Sleeping on the job is now a part of your job – when you can get paid to nap, of course.

Can you make money napping?

Sleep health and wellness company eachnight has recently gone viral by using real people to answer the hard questions, like “How many calories do you burn by sleeping?” or “What is the best nap length?”

And how are they gathering data on the best and worst ways to nap, you might ask? By paying participants $1,500 for one month of daily napping.

The sleep wellness company is amalgamating current research, available products, and the opinions of renowned sleep experts to judge various elements of sleep, and report back to the unrested masses in the form of “sleep guides”. They review things like mattresses, pillows, essential oils for sleep, and of course, naps.

Turning your daily nap into cash

The company is now hiring what they call “Nap Reviewers” between now and May 31st, to nap on a daily basis. Some sources are reporting that only five of these reviewers are being hired, but eachnight hasn’t confirmed nor denied that claim. Unfortunately, there is an age requirement, so if you’re under 18-years-old, getting paid to nap for eachnight is only a pipe dream.

This isn’t the first time that people have made money with sleep studies, but for the most part, they occur in hospitals or sleep study centers and involve overnight stays, medications, sticky sensors or uncomfortable mattresses.
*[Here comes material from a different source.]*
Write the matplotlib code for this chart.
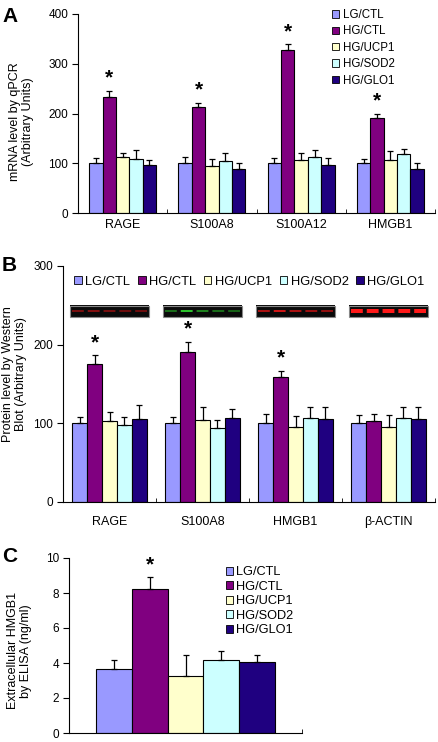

During COVID, this isn’t an optimal scenario, even for a few thousand dollars in your pocket – which is why eachnight is letting you nap from the comfort of your own home, and report the results of your slumber yourself.

The Nap Reviewers, of course, need a few things to complete their daunting daily task. eachnight requests that nappers have their own alarm, and enough time to ease back into the day after a nice rest. The NY Post specifies that nappers need to have space to “sleep alone,” in a “quiet, dark space with little distractions. They also mention that it’s important to maintain “a comfortable room temperature” when napping, so a venue with either heating or cooling apparatuses are preferred.

The requirements

Of course, the process isn’t just about napping – there are other requirements to adequately fulfill one’s research responsibilities. For instance, participants will be tasked to report their findings in the form of verbal questionnaires in Zoom calls before and after their naps, the lengths of which depend upon the experiment they’re involved in.

They’re also required to have a proficiency in written English, to both “accurately carry out the reviews of their naps and follow any relevant instructions.” The application involves not only selling your skills as the ideal Nap Reviewer, and a short description about your love of sleeping, but also requests that Nap Reviewers have at least a bit of “relevant review writing experience.”

All of the experiments you’ll be participating in have directives, and specific goal-oriented theories, resulting in varied nap times and write-ups about your napping experiences. Some examples provided by eachnight are: “the best nap duration for feeling refreshed, the effects of napping on overall levels of fatigue, and the effects of napping on memory, motivation and productivity.

“In return for their participation,” eachnight notes on their application page, “each ‘Nap Reviewer’ will receive a payment of $1500 at the end of the testing period.” That’s $1,500 for 30 days of napping – a steal at any price.